--- begin ---

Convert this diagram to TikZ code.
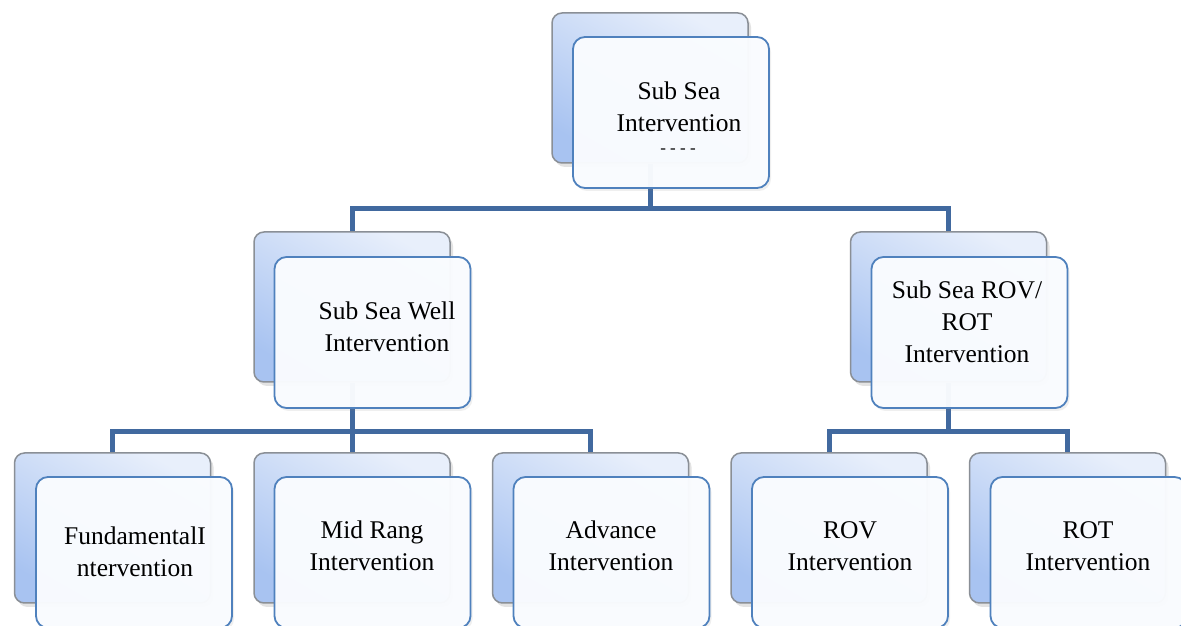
\documentclass[tikz,border=0pt]{standalone}
\usepackage{fontspec}
\setmainfont{Liberation Serif}
\usetikzlibrary{shadows,calc}
\pgfdeclarelayer{bg}
\pgfdeclarelayer{canvas}
\pgfsetlayers{canvas,bg,main}
\definecolor{backtop}{HTML}{E8EFFB}
\definecolor{backbot}{HTML}{A8C3F1}
\definecolor{backedge}{HTML}{8A8F96}
\definecolor{frontedge}{HTML}{4F81BD}
\definecolor{frontfill}{HTML}{FAFCFF}
\definecolor{connc}{HTML}{41699F}
\tikzset{
  backbox/.style={draw=backedge, line width=1.5pt, rounded corners=10pt,
    minimum width=196pt, minimum height=150pt, inner sep=0pt,
    top color=backtop, bottom color=backbot, shading angle=-30,
    drop shadow={opacity=0.22, shadow xshift=3pt, shadow yshift=-4pt}},
  frontbox/.style={draw=frontedge, line width=1.8pt, rounded corners=12pt,
    minimum width=196pt, minimum height=151pt, inner sep=0pt,
    fill=frontfill, fill opacity=0.97,
    drop shadow={opacity=0.12, shadow xshift=2pt, shadow yshift=-3pt}},
  lbl/.style={align=center, inner sep=0pt, text=black,
    font=\fontsize{25.5}{32}\selectfont},
  conn/.style={draw=connc, line width=5pt}
}
\begin{document}
\begin{tikzpicture}[x=1pt,y=1pt]
\clip (0,0) rectangle (1181,626);
\useasboundingbox (0,0) rectangle (1181,626);
\begin{pgfonlayer}{canvas}
\fill[white] (0,0) rectangle (1181,626);
\end{pgfonlayer}
% back boxes
\node[backbox] (tB) at (650,538) {};
\node[backbox] (wB) at (352,319) {};
\node[backbox] (rB) at (948.5,319) {};
\node[backbox] (fB) at (112.5,98) {};
\node[backbox] (mB) at (352,98) {};
\node[backbox] (aB) at (590.5,98) {};
\node[backbox] (vB) at (829,98) {};
\node[backbox] (oB) at (1067.5,98) {};
% front boxes
\node[frontbox] (tF) at (671,513.5) {};
\node[frontbox] (wF) at (372.5,293.5) {};
\node[frontbox] (rF) at (969.5,293.5) {};
\node[frontbox] (fF) at (134,73.5) {};
\node[frontbox] (mF) at (372.5,73.5) {};
\node[frontbox] (aF) at (611.5,73.5) {};
\node[frontbox] (vF) at (850,73.5) {};
\node[frontbox] (oF) at (1088.5,73.5) {};
% labels
\node[lbl] (tL) at (679,519) {Sub Sea\\Intervention};
\node[font=\fontsize{17}{17}\selectfont, inner sep=0pt] (tD) at (678,475) {- - - -};
\node[lbl] (wL) at (387,299.5) {Sub Sea Well\\Intervention};
\node[lbl] (rL) at (967,304) {Sub Sea ROV/\\ROT\\Intervention};
\node[lbl] (fL) at (135,74.5) {FundamentalI\\ntervention};
\node[lbl] (mL) at (372,80) {Mid Rang\\Intervention};
\node[lbl] (aL) at (611,80) {Advance\\Intervention};
\node[lbl] (vL) at (850,80) {ROV\\Intervention};
\node[lbl] (oL) at (1088,80) {ROT\\Intervention};
% connectors
\begin{pgfonlayer}{bg}
\draw[conn] (tB.south) -- ++(0,-45) coordinate (tbar);
\draw[conn] (wB.north) |- (tbar) -| (rB.north);
\draw[conn] (wB.south) -- ++(0,-49) coordinate (wbar);
\draw[conn] (fB.north) |- (wbar) -| (aB.north);
\draw[conn] (wbar) -- (mB.north);
\draw[conn] (rB.south) -- ++(0,-49) coordinate (rbar);
\draw[conn] (vB.north) |- (rbar) -| (oB.north);
\end{pgfonlayer}
\end{tikzpicture}
\end{document}
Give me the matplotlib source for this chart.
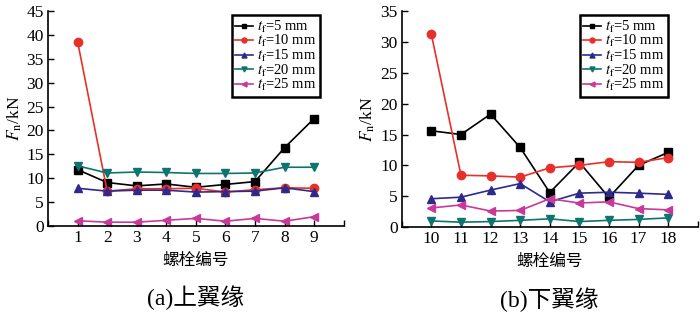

--- end ---

[Instruction] Using the entries above, return each line that includes the word "this".

[Answer in full]
Convert this diagram to TikZ code.
Give me the matplotlib source for this chart.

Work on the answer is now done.